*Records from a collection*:
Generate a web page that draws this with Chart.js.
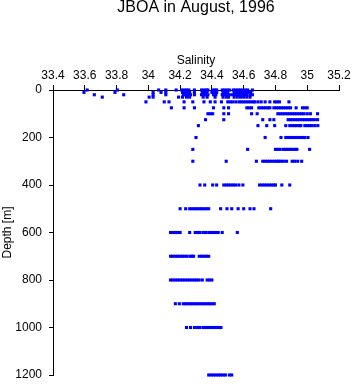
<!DOCTYPE html>
<html>
<head>
<meta charset="utf-8">
<script src="https://cdn.jsdelivr.net/npm/chart.js@4/dist/chart.umd.min.js"></script>
<style>
  html, body { margin: 0; padding: 0; background: #ffffff; }
  #wrap { width: 353px; height: 384px; }
</style>
</head>
<body>
<div id="wrap"><canvas id="c" width="353" height="384"></canvas></div>
<script>
const depthLevels = [0, 10, 20, 30, 50, 75, 100, 125, 150, 200, 250, 300, 400, 500, 600, 700, 800, 900, 1000, 1200];

const sal0 = [33.615, 33.805, 34.065, 34.11, 34.175, 34.21, 34.225, 34.24, 34.255, 34.29, 34.335, 34.35, 34.365, 34.375, 34.405, 34.42, 34.43, 34.465, 34.48, 34.495, 34.51, 34.535, 34.55, 34.565, 34.58, 34.595, 34.61, 34.625, 34.655];
const sal10 = [33.595, 33.79, 34.03, 34.08, 34.11, 34.215, 34.23, 34.245, 34.26, 34.29, 34.34, 34.355, 34.37, 34.40, 34.415, 34.43, 34.47, 34.485, 34.50, 34.54, 34.555, 34.57, 34.585, 34.60, 34.615, 34.63, 34.645];
const sal20 = [33.66, 33.845, 34.03, 34.11, 34.22, 34.235, 34.25, 34.265, 34.29, 34.335, 34.35, 34.36, 34.375, 34.41, 34.425, 34.465, 34.48, 34.495, 34.51, 34.53, 34.545, 34.56, 34.575, 34.59, 34.605, 34.62, 34.64, 34.655];
const sal30 = [33.71, 34.005, 34.03, 34.19, 34.215, 34.24, 34.26, 34.345, 34.37, 34.42, 34.47, 34.49, 34.505, 34.54, 34.56, 34.58, 34.60, 34.62, 34.64];
const sal50 = [33.985, 34.10, 34.13, 34.225, 34.28, 34.35, 34.39, 34.42, 34.46, 34.50, 34.515, 34.53, 34.55, 34.57, 34.585, 34.60, 34.615, 34.63, 34.645, 34.66, 34.67, 34.69, 34.71, 34.735, 34.765, 34.795, 34.81, 34.825, 34.885];
const sal75 = [34.145, 34.225, 34.29, 34.41, 34.475, 34.505, 34.62, 34.635, 34.65, 34.695, 34.71, 34.725, 34.74, 34.755, 34.765, 34.79, 34.805, 34.82, 34.835, 34.85, 34.865, 34.88, 34.895, 34.93, 34.97, 34.985, 35.0];
const sal100 = [34.375, 34.39, 34.405, 34.475, 34.505, 34.65, 34.685, 34.815, 34.83, 34.845, 34.86, 34.875, 34.89, 34.905, 34.92, 34.935, 34.95, 34.965, 34.98, 35.0, 35.02, 35.065];
const sal125 = [34.36, 34.475, 34.72, 34.765, 34.79, 34.88, 34.895, 34.91, 34.925, 34.94, 34.955, 34.97, 34.985, 35.0, 35.015, 35.03, 35.045, 35.065];
const sal150 = [34.315, 34.69, 34.745, 34.795, 34.865, 34.89, 34.905, 34.92, 34.935, 34.95, 34.96, 34.985, 35.0, 35.015, 35.03, 35.048, 35.067];
const sal200 = [34.30, 34.735, 34.835, 34.865, 34.88, 34.895, 34.91, 34.925, 34.94, 34.955, 34.97, 34.985, 35.005];
const sal250 = [34.28, 34.625, 34.80, 34.815, 34.83, 34.85, 34.865, 34.88, 34.895, 34.91, 34.925, 34.935, 35.015];
const sal300 = [34.28, 34.49, 34.68, 34.72, 34.735, 34.75, 34.765, 34.78, 34.795, 34.81, 34.82, 34.835, 34.85, 34.87, 34.905, 34.92, 34.94, 34.965];
const sal400 = [34.325, 34.355, 34.405, 34.43, 34.475, 34.49, 34.505, 34.52, 34.535, 34.55, 34.57, 34.595, 34.70, 34.715, 34.73, 34.745, 34.76, 34.775, 34.79, 34.80, 34.84, 34.89];
const sal500 = [34.20, 34.235, 34.26, 34.275, 34.29, 34.305, 34.32, 34.335, 34.35, 34.365, 34.38, 34.455, 34.495, 34.525, 34.565, 34.60, 34.64, 34.665, 34.77];
const sal600 = [34.14, 34.155, 34.17, 34.185, 34.20, 34.26, 34.295, 34.31, 34.325, 34.345, 34.36, 34.38, 34.395, 34.41, 34.425, 34.44, 34.465, 34.56];
const sal700 = [34.14, 34.155, 34.17, 34.185, 34.20, 34.215, 34.23, 34.245, 34.265, 34.275, 34.285, 34.32, 34.335, 34.35, 34.365, 34.38];
const sal800 = [34.14, 34.155, 34.17, 34.185, 34.20, 34.215, 34.23, 34.245, 34.26, 34.275, 34.29, 34.305, 34.32, 34.34, 34.37, 34.385, 34.40];
const sal900 = [34.17, 34.195, 34.22, 34.235, 34.25, 34.265, 34.28, 34.295, 34.31, 34.325, 34.34, 34.355, 34.37, 34.385, 34.40, 34.415];
const sal1000 = [34.24, 34.265, 34.29, 34.31, 34.325, 34.345, 34.36, 34.375, 34.39, 34.405, 34.42, 34.435, 34.45, 34.457];
const sal1200 = [34.38, 34.395, 34.41, 34.425, 34.44, 34.455, 34.47, 34.485, 34.51, 34.525];

const salinityByLevel = [sal0, sal10, sal20, sal30, sal50, sal75, sal100, sal125, sal150, sal200, sal250, sal300, sal400, sal500, sal600, sal700, sal800, sal900, sal1000, sal1200];

const xTicks = [33.4, 33.6, 33.8, 34, 34.2, 34.4, 34.6, 34.8, 35, 35.2];
const yTicks = [0, 200, 400, 600, 800, 1000, 1200];

// ---- Build points ----
const points = [];
depthLevels.forEach((d, i) => {
  salinityByLevel[i].forEach(s => points.push({ x: s, y: d }));
});

const FONT = "'Liberation Sans', Arial, Helvetica, sans-serif";

new Chart(document.getElementById('c'), {
  type: 'scatter',
  data: {
    datasets: [{
      data: points,
      pointStyle: 'rect',
      pointRadius: 2.2,
      pointHoverRadius: 2.2,
      backgroundColor: '#0000ff',
      borderWidth: 0,
      clip: false
    }]
  },
  options: {
    responsive: false,
    animation: false,
    events: [],
    layout: { padding: { left: 0, right: 14, top: 0, bottom: 9 } },
    plugins: {
      legend: { display: false },
      tooltip: { enabled: false },
      title: {
        display: true,
        text: 'JBOA in August, 1996',
        color: '#000000',
        fullSize: false,
        font: { family: FONT, size: 16, weight: 'normal', lineHeight: 1 },
        padding: { top: 0, bottom: 0 }
      }
    },
    scales: {
      x: {
        type: 'linear',
        position: 'top',
        min: 33.4,
        max: 35.2,
        afterBuildTicks: (scale) => { scale.ticks = xTicks.map(v => ({ value: v })); },
        afterFit: (scale) => { scale.height = 74; scale.paddingLeft = 0; scale.paddingRight = 0; },
        ticks: {
          color: '#000000',
          font: { family: FONT, size: 12 },
          padding: 2,
          maxRotation: 0,
          autoSkip: false,
          callback: (v) => String(+Number(v).toFixed(1))
        },
        grid: {
          drawOnChartArea: false,
          drawTicks: true,
          tickLength: 5,
          color: '#000000',
          lineWidth: 1
        },
        border: { display: true, color: '#000000', width: 1 },
        title: {
          display: true,
          text: 'Salinity',
          color: '#000000',
          font: { family: FONT, size: 12 },
          padding: { top: 37, bottom: 0 }
        }
      },
      y: {
        type: 'linear',
        position: 'left',
        reverse: true,
        min: 0,
        max: 1200,
        afterBuildTicks: (scale) => { scale.ticks = yTicks.map(v => ({ value: v })); },
        afterFit: (scale) => { scale.width = 53; scale.paddingTop = 0; scale.paddingBottom = 0; },
        ticks: {
          color: '#000000',
          font: { family: FONT, size: 12 },
          padding: 7,
          autoSkip: false,
          callback: (v) => String(v)
        },
        grid: {
          drawOnChartArea: false,
          drawTicks: true,
          tickLength: 4,
          color: '#000000',
          lineWidth: 1
        },
        border: { display: true, color: '#000000', width: 1 },
        title: {
          display: true,
          text: 'Depth [m]',
          color: '#000000',
          font: { family: FONT, size: 12 },
          padding: { top: 0, bottom: 0 }
        }
      }
    }
  }
});
</script>
</body>
</html>
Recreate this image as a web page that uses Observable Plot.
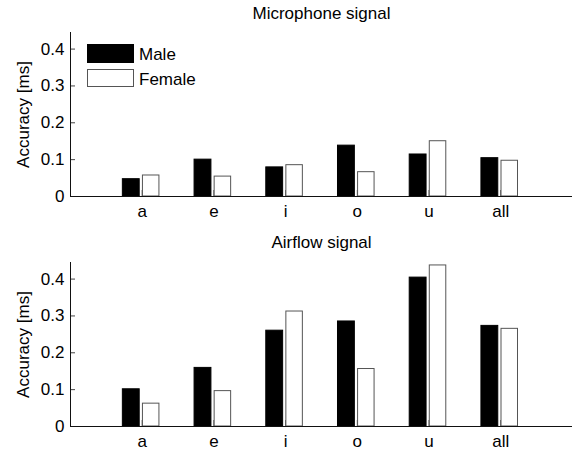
<!DOCTYPE html>
<html>
<head>
<meta charset="utf-8">
<script src="https://cdn.jsdelivr.net/npm/d3@7"></script>
<script src="https://cdn.jsdelivr.net/npm/@observablehq/plot@0.6"></script>
<style>
  html, body { margin: 0; padding: 0; background: #fff; }
  #wrap { position: relative; width: 575px; height: 452px; font-family: "Liberation Sans", Arial, sans-serif; }
  #wrap svg { display: block; }
  .leg { position: absolute; left: 87px; font-size: 17px; color: #000; }
  .sw { position: absolute; box-sizing: border-box; width: 47px; }
  .lt { position: absolute; left: 52px; white-space: nowrap; line-height: 18px; }
</style>
</head>
<body>
<div id="wrap"></div>
<script>
const categories = ["a", "e", "i", "o", "u", "all"];
const series = ["Male", "Female"];
const micMale   = [0.047, 0.100, 0.079, 0.138, 0.114, 0.104];
const micFemale = [0.057, 0.054, 0.085, 0.066, 0.150, 0.097];
const airMale   = [0.101, 0.159, 0.260, 0.285, 0.404, 0.273];
const airFemale = [0.062, 0.096, 0.312, 0.156, 0.437, 0.265];
const yTicks = [0, 0.1, 0.2, 0.3, 0.4];
const titles = ["Microphone signal", "Airflow signal"];
const yLabel = "Accuracy [ms]";

function rows(male, female) {
  const out = [];
  categories.forEach((c, i) => {
    out.push({cat: c, pos: i + 1, value: male[i], sex: "Male"});
    out.push({cat: c, pos: i + 1, value: female[i], sex: "Female"});
  });
  return out;
}

function panel(title, male, female, marginTop, marginBottom, titleDy) {
  const data = rows(male, female);
  const pos = categories.map((c, i) => i + 1);
  return Plot.plot({
    width: 575,
    height: 226,
    marginLeft: 70,
    marginRight: 3,
    marginTop,
    marginBottom,
    style: {fontFamily: "'Liberation Sans', Arial, sans-serif", fontSize: "17px", color: "#000", background: "#fff"},
    x: {domain: [0, 7], axis: null},
    y: {domain: [0, 0.445], axis: null},
    marks: [
      Plot.axisX({ticks: pos, tickSize: -6, tickFormat: () => "", stroke: "#444", label: null}),
      Plot.rectY(data, {
        x1: d => d.pos + (d.sex === "Male" ? -0.27 : 0.01),
        x2: d => d.pos + (d.sex === "Male" ? -0.035 : 0.24),
        y1: 0,
        y2: "value",
        fill: d => d.sex === "Male" ? "#000" : "#fff",
        stroke: d => d.sex === "Male" ? "#000" : "#555",
        strokeWidth: 1
      }),
      Plot.axisX({ticks: pos, tickSize: 0, tickPadding: 8, tickFormat: i => categories[i - 1], fill: "#000", label: null}),
      Plot.axisY({ticks: yTicks, tickSize: -5, tickFormat: () => "", stroke: "#444", label: null}),
      Plot.axisY({ticks: yTicks, tickSize: 0, tickPadding: 6, tickFormat: d => String(d), fill: "#000", label: null}),
      Plot.text([yLabel], {text: d => d, frameAnchor: "left", lineAnchor: "middle", textAnchor: "middle", rotate: -90, dx: -47, fill: "#000", fontSize: 17}),
      Plot.ruleX([0], {stroke: "#111"}),
      Plot.ruleY([0], {stroke: "#111"}),
      Plot.text([title], {text: d => d, frameAnchor: "top", lineAnchor: "middle", dy: titleDy, fill: "#000", fontSize: 17})
    ]
  });
}

const wrap = document.getElementById("wrap");
wrap.appendChild(panel(titles[0], micMale, micFemale, 32, 30, -19));
wrap.appendChild(panel(titles[1], airMale, airFemale, 36, 26, -20));

const leg = document.createElement("div");
leg.className = "leg";
leg.style.top = "44px";
leg.innerHTML =
  `<div class="sw" style="top:0;height:19px;background:#000"></div>` +
  `<div class="lt" style="top:2px">${series[0]}</div>` +
  `<div class="sw" style="top:25px;height:18px;background:#fff;border:1px solid #555"></div>` +
  `<div class="lt" style="top:27px">${series[1]}</div>`;
wrap.appendChild(leg);
</script>
</body>
</html>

*The task*: Transcribe exactly, with no pictures, the lines running from the first line of the material through the line holding "900, 1000, 1200];".

*The completed task*:
Generate a web page that draws this with Chart.js.
<!DOCTYPE html>
<html>
<head>
<meta charset="utf-8">
<script src="https://cdn.jsdelivr.net/npm/chart.js@4/dist/chart.umd.min.js"></script>
<style>
  html, body { margin: 0; padding: 0; background: #ffffff; }
  #wrap { width: 353px; height: 384px; }
</style>
</head>
<body>
<div id="wrap"><canvas id="c" width="353" height="384"></canvas></div>
<script>
const depthLevels = [0, 10, 20, 30, 50, 75, 100, 125, 150, 200, 250, 300, 400, 500, 600, 700, 800, 900, 1000, 1200];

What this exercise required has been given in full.